***** Dataset *****
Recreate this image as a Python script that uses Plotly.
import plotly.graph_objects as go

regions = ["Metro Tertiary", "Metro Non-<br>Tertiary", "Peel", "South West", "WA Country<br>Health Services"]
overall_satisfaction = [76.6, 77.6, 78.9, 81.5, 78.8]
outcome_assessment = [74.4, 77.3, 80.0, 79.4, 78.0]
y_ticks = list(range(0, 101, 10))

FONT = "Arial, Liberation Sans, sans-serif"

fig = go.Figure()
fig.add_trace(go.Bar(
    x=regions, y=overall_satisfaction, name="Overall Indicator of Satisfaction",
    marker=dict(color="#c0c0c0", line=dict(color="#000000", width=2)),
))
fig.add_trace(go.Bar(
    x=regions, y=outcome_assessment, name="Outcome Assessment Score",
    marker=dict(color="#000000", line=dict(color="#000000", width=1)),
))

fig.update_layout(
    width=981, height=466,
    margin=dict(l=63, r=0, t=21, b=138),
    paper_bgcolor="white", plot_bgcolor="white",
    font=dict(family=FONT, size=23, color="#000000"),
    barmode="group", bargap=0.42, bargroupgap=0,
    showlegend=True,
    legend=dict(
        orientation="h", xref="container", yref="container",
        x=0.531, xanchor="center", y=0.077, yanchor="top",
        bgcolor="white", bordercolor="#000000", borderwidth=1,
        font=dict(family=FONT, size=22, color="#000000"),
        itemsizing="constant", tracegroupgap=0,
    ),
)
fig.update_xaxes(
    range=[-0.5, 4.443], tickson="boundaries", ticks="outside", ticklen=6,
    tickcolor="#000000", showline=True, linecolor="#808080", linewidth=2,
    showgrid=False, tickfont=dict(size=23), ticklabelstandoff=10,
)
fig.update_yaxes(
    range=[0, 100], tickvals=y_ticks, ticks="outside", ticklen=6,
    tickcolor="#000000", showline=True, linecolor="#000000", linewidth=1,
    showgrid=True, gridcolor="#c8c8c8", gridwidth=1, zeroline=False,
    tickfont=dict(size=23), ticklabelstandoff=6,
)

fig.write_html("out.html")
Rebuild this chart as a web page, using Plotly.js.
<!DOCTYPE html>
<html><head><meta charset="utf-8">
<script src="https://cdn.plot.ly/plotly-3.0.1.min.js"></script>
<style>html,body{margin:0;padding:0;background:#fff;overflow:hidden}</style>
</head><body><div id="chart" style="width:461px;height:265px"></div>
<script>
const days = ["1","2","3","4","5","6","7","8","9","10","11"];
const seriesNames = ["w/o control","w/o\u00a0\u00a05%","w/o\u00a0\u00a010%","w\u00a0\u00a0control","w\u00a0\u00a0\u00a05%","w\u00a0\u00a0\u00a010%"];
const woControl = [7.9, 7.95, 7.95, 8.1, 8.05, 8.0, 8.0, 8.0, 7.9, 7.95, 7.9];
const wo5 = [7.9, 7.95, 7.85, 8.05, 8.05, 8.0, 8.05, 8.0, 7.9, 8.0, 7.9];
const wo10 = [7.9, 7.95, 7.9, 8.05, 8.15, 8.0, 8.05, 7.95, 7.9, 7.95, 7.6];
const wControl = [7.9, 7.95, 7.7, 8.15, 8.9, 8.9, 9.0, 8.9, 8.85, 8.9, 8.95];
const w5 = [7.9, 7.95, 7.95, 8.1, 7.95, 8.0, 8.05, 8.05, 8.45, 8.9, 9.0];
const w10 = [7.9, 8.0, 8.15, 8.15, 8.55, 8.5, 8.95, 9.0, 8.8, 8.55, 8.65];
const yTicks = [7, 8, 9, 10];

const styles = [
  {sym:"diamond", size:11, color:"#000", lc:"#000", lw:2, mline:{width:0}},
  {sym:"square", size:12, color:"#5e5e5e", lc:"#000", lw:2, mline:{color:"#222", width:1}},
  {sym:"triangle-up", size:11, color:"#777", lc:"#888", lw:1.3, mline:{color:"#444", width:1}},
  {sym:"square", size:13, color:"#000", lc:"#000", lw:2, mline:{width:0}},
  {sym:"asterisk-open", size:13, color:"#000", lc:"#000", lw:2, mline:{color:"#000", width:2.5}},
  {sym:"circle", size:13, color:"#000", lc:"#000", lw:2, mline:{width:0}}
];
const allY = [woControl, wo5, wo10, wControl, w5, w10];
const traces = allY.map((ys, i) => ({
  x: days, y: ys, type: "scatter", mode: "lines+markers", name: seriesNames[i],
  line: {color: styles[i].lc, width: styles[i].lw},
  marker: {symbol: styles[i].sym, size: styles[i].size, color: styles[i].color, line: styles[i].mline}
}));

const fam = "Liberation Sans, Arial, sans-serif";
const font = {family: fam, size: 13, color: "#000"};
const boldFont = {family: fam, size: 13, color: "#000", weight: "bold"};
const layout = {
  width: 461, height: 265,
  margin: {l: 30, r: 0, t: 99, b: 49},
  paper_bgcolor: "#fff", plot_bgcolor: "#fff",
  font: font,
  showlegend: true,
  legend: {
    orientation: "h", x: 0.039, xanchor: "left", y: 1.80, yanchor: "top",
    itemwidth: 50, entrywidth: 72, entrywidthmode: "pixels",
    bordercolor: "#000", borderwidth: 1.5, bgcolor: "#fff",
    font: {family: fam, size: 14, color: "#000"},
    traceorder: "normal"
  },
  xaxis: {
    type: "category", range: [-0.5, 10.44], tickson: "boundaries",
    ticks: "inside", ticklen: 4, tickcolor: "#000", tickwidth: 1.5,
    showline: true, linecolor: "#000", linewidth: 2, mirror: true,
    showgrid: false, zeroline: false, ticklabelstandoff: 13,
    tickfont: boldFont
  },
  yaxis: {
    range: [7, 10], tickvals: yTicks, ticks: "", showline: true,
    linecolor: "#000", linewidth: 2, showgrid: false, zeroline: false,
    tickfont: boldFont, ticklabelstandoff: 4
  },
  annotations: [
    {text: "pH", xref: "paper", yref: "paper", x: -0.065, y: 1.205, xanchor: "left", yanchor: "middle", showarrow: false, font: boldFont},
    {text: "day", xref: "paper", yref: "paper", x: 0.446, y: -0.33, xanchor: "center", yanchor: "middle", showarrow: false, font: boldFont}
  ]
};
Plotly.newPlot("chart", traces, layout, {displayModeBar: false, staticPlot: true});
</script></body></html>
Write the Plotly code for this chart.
*****
Problem statement
Lines containing "chart" are to be counted. State the total and add nothing.

Answer to this problem
4